The Host (2013)
Talk about a film that had a lot of potential and a great concept, but fell flat! (And a book, for that matter, although I couldn’t bring myself to finish reading it.) I had not heard good reviews of The Host, based on Stephanie Meyer’s non-Twilight book, but because the story intrigued me, I decided to watch it. I figured it was better to spend two hours watching a film than five hours reading a book. The latter tends to cut into my sleeping time.
Despite the awkward storyline and unrelatable characters, I enjoyed the film. The acting was very good, considering the script. The actors, particularly Saoirse Ronan as the lead, managed to embody the characters and bring them to life. They are still unrelatable, but they are real. I was eager to find out who would survive and what would become of them.
The problem with telling any science fiction story is that there is a delicate balance between world-building and metaphors on the one hand and keeping a relatable story on the other. The less relatable the characters and setting, the more exciting the worlds to be explored need to be. Star Wars and Star Trek, to use the big examples, work well because they navigate this balance – at least most of the time.

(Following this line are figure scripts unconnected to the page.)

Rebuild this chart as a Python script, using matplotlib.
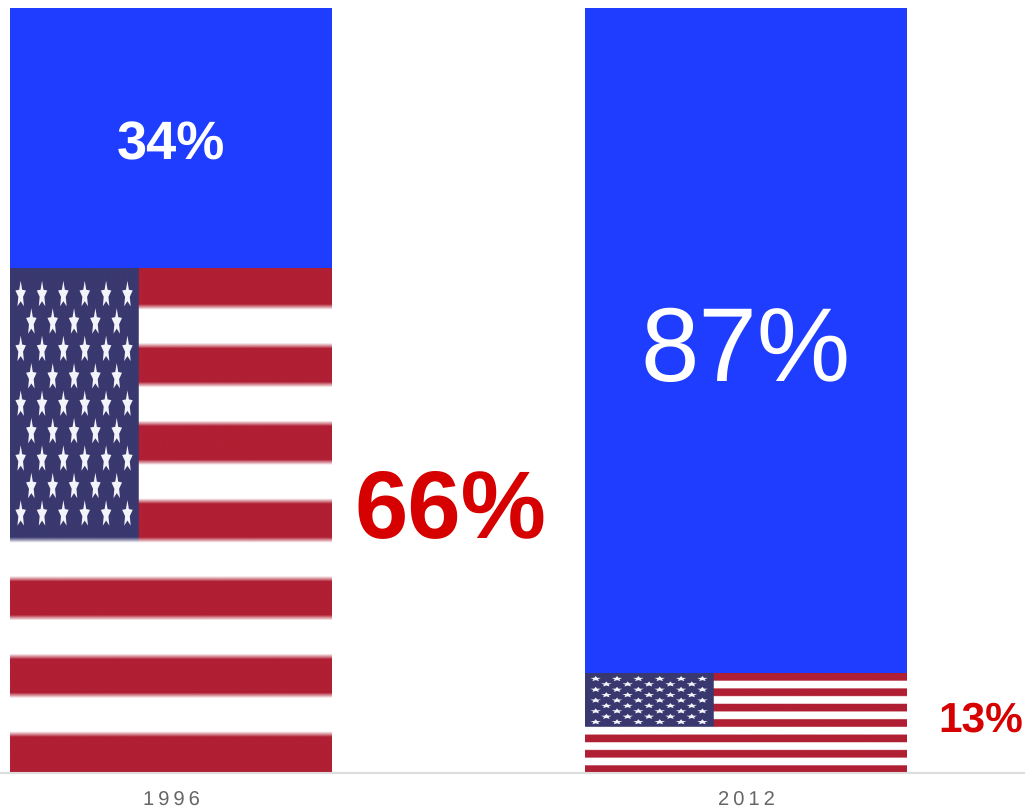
import numpy as np
import matplotlib
matplotlib.use("Agg")
import matplotlib.pyplot as plt
from matplotlib.collections import PolyCollection

plt.rcParams["font.family"] = ["Liberation Sans", "DejaVu Sans"]
plt.rcParams["text.hinting"] = "no_hinting"
plt.rcParams["text.kerning_factor"] = 6

# Share of each year's total, in percent
years = ["1996", "2012"]
flag_share = [66, 13]
blue_share = [34, 87]

BLUE = "#1f3dff"
RED = "#d60000"
STRIPE_RED = "#b01f33"
NAVY = "#39386f"
STAR = "#f3f3fa"
BAR_WIDTH = 322 / 575


def flag_raster(samples_per_stripe):
    """Stripes and canton as an RGB array, row 0 at the top of the flag."""
    red = np.array(matplotlib.colors.to_rgb(STRIPE_RED))
    navy = np.array(matplotlib.colors.to_rgb(NAVY))
    white = np.array([1.0, 1.0, 1.0])
    rows = 13 * samples_per_stripe
    cols = 400
    img = np.zeros((rows, cols, 3))
    for i in range(13):
        img[i * samples_per_stripe:(i + 1) * samples_per_stripe] = red if i % 2 == 0 else white
    img[:7 * samples_per_stripe, :160] = navy
    return img


def star_outline(cx, cy, rx, ry):
    angles = np.pi / 2 + np.arange(10) * np.pi / 5
    radius = np.where(np.arange(10) % 2 == 0, 1.0, 0.45)
    return np.column_stack([cx + rx * radius * np.cos(angles),
                            cy + ry * radius * np.sin(angles)])


def draw_flag(ax, xc, height, samples_per_stripe):
    """Fill a bar of the given height with a flag stretched to its size."""
    left = xc - BAR_WIDTH / 2
    ax.imshow(flag_raster(samples_per_stripe), extent=[left, left + BAR_WIDTH, 0, height],
              aspect="auto", interpolation="bilinear", zorder=2)
    stars = []
    for row in range(9):
        # Rows alternate between six and five stars
        count = 6 if row % 2 == 0 else 5
        start = 0.0332 if row % 2 == 0 else 0.0663
        fy = 1 - (0.053 + row * 0.0543)
        for col in range(count):
            fx = start + col * 0.0663
            stars.append(star_outline(left + fx * BAR_WIDTH, fy * height,
                                      0.0172 * BAR_WIDTH, 0.028 * height))
    ax.add_collection(PolyCollection(stars, facecolors=STAR, edgecolors="none", zorder=3))


fig = plt.figure(figsize=(10.25, 8.1), dpi=100)
ax = fig.add_axes([0, 37 / 810, 1, 765 / 810])

positions = np.arange(len(years))
ax.bar(positions, flag_share, width=BAR_WIDTH, color=STRIPE_RED, zorder=1)
ax.bar(positions, blue_share, width=BAR_WIDTH, bottom=flag_share, color=BLUE, zorder=1)

# The older flag comes from a coarser image, so its stripe edges are softer
for x, share, softness in zip(positions, flag_share, [7, 12]):
    draw_flag(ax, x, share, softness)

ax.set_xlim(-171 / 575, 854 / 575)
ax.set_ylim(0, 100)

# Percent labels: inside the blue bars and beside the flags
ax.text(0, flag_share[0] + blue_share[0] / 2 - 0.9, f"{blue_share[0]}%", color="white",
        fontsize=39, fontweight="bold", ha="center", va="center", zorder=4)
ax.text(1, flag_share[1] + blue_share[1] / 2 - 1.7, f"{blue_share[1]}%", color="white",
        fontsize=75.6, ha="center", va="center", zorder=4)
ax.text(279 / 575, flag_share[0] / 2 + 1.1, f"{flag_share[0]}%", color=RED,
        fontsize=69, fontweight="bold", ha="center", va="center", zorder=4)
ax.text(810 / 575, flag_share[1] / 2 + 0.4, f"{flag_share[1]}%", color=RED,
        fontsize=30.5, fontweight="bold", ha="center", va="center", zorder=4)

# Year labels with a little letter spacing
ax.set_xticks(positions)
ax.set_xticklabels(["\u2009".join(y) for y in years], fontsize=14.5, color="#666666")
ax.tick_params(axis="x", length=0, pad=13.5)
ax.set_yticks([])

for side in ("top", "left", "right"):
    ax.spines[side].set_visible(False)
ax.spines["bottom"].set_color("#dddddd")
ax.spines["bottom"].set_linewidth(1.5)

fig.savefig("out.png", dpi=100, facecolor="white")
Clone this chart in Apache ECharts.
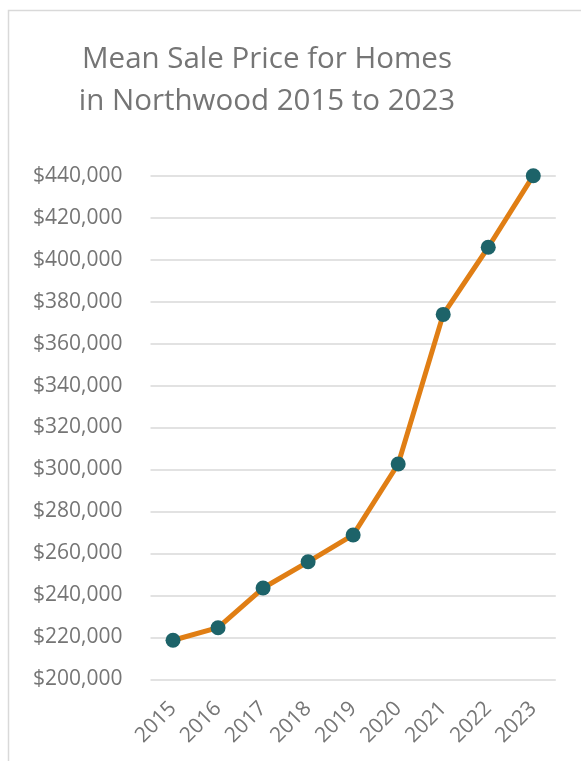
<!DOCTYPE html>
<html>
<head>
<meta charset="utf-8">
<script src="https://cdn.jsdelivr.net/npm/echarts@6/dist/echarts.min.js"></script>
<style>
  html, body { margin: 0; padding: 0; background: #ffffff; }
  #chart { width: 581px; height: 761px; }
</style>
</head>
<body>
<div id="chart"></div>
<script>
// Mean sale price by year
const years = ['2015', '2016', '2017', '2018', '2019', '2020', '2021', '2022', '2023'];
const meanPrice = [218600, 224600, 243500, 256000, 268800, 302600, 373900, 405900, 440000];

const yMin = 200000;
const yMax = 440000;
const yStep = 20000;

const textGray = '#757575';
const fontFamily = '"Open Sans", "Noto Sans", sans-serif';

const chart = echarts.init(document.getElementById('chart'), null, { renderer: 'canvas' });

chart.setOption({
  animation: false,
  backgroundColor: '#ffffff',
  graphic: [{
    type: 'rect',
    shape: { x: 8.5, y: 10.5, width: 700, height: 900 },
    style: { fill: 'none', stroke: '#d9d9d9', lineWidth: 1.5 },
    silent: true,
    z: -1
  }],
  title: {
    text: 'Mean Sale Price for Homes\nin Northwood 2015 to 2023',
    left: 262,
    top: 34,
    textAlign: 'center',
    textStyle: {
      color: textGray,
      fontFamily: fontFamily,
      fontWeight: 'normal',
      fontSize: 29.5,
      lineHeight: 42
    }
  },
  grid: {
    left: 150.5,
    right: 25.2,
    top: 175.7,
    bottom: 81.7,
    containLabel: false
  },
  xAxis: {
    type: 'category',
    data: years,
    boundaryGap: true,
    axisLine: { show: false },
    axisTick: { show: false },
    axisLabel: {
      rotate: 45,
      margin: 26,
      verticalAlign: 'middle',
      color: textGray,
      fontFamily: fontFamily,
      fontSize: 21
    }
  },
  yAxis: {
    type: 'value',
    min: yMin,
    max: yMax,
    interval: yStep,
    axisLine: { show: false },
    axisTick: { show: false },
    splitLine: { lineStyle: { color: '#d9d9d9', width: 1.5 } },
    axisLabel: {
      margin: 28,
      color: textGray,
      fontFamily: fontFamily,
      fontSize: 21,
      formatter: function (v) {
        return '$' + v.toLocaleString('en-US');
      }
    }
  },
  series: [{
    type: 'line',
    data: meanPrice,
    clip: false,
    symbol: 'circle',
    symbolSize: 15,
    lineStyle: { color: '#E07E14', width: 5 },
    itemStyle: { color: '#1D6369', borderWidth: 0 }
  }]
});
</script>
</body>
</html>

Stephanie Meyer took a big risk with The Host and unfortunately, it did not pay off. I have to give her credit for trying to tell an alien invasion story from the point of view of one of said aliens. That is no easy feat! I think it worked better in the book and I am interested in revisiting the novel to test that hypothesis.
The film, unfortunately, still tries to keep the storyline of plucky humans resisting alien invaders. Thus, we have survivalists with little emotion. We have our alien protagonist out of her element. We have the alien protagonist fighting against our human…protagonist? Antagonist? Deuteragonist? The plot never makes it clear why we should be cheering for the humans, except that we in the audience are supposedly human. There are some vague references to love and freedom, but these are not elaborated upon.
Is what is so special about humans the fact that we have free will? That we are difficult to subdue? Is there something special about certain humans? That is certainly implied – namely that certain people are more resistant to invasion than others. While that may be true, what of it? Again, this is not really explained or discussed adequately. It is just assumed: humans must resist! Choose freedom! Er, sorry, freedom to hide? Freedom to live in small enclaves under dictatorships – even benevolent ones – and forced to shoot loved ones?
This is where the story takes a bit of a different turn. Mature adult characters see that this on-the-run lifestyle is not sustainable. They take measures to study the invaders to try to beat them or at least negotiate. Our protagonist is not killed outright because the human leader wants to talk to her and learn from her. (It helps that he cannot bring himself to kill someone who looks and seems like his niece.) Contrast that with the reactions of the younger humans, who are more willing to keep up the fight.
This whole story is a string of interesting plotlines and potential character development arcs that do not really bear fruit and do not tell a meaningful story when cobbled together. It is unfortunate that they tried to pack this all into a film. I think it might have made for a better miniseries. Perhaps someone should consider adapting it?
Simply put, Meyer made her aliens too perfect. Their only flaw is taking away human free will – because they did not adequately understand the concept.
Was there supposed to be a moral lesson or something to be gleaned about our own world from this story? I am not sure what it was. The only meaningful things that I was able to take from it was “do not be so quick to pass judgement” and “it is always better to cooperate than fight”. Not new, but worthwhile reminders anyhow. I am constantly reminded of what I learned as a child: no matter what, find something relevant to take from the story. Plus, it was entertaining. I’ll give it that.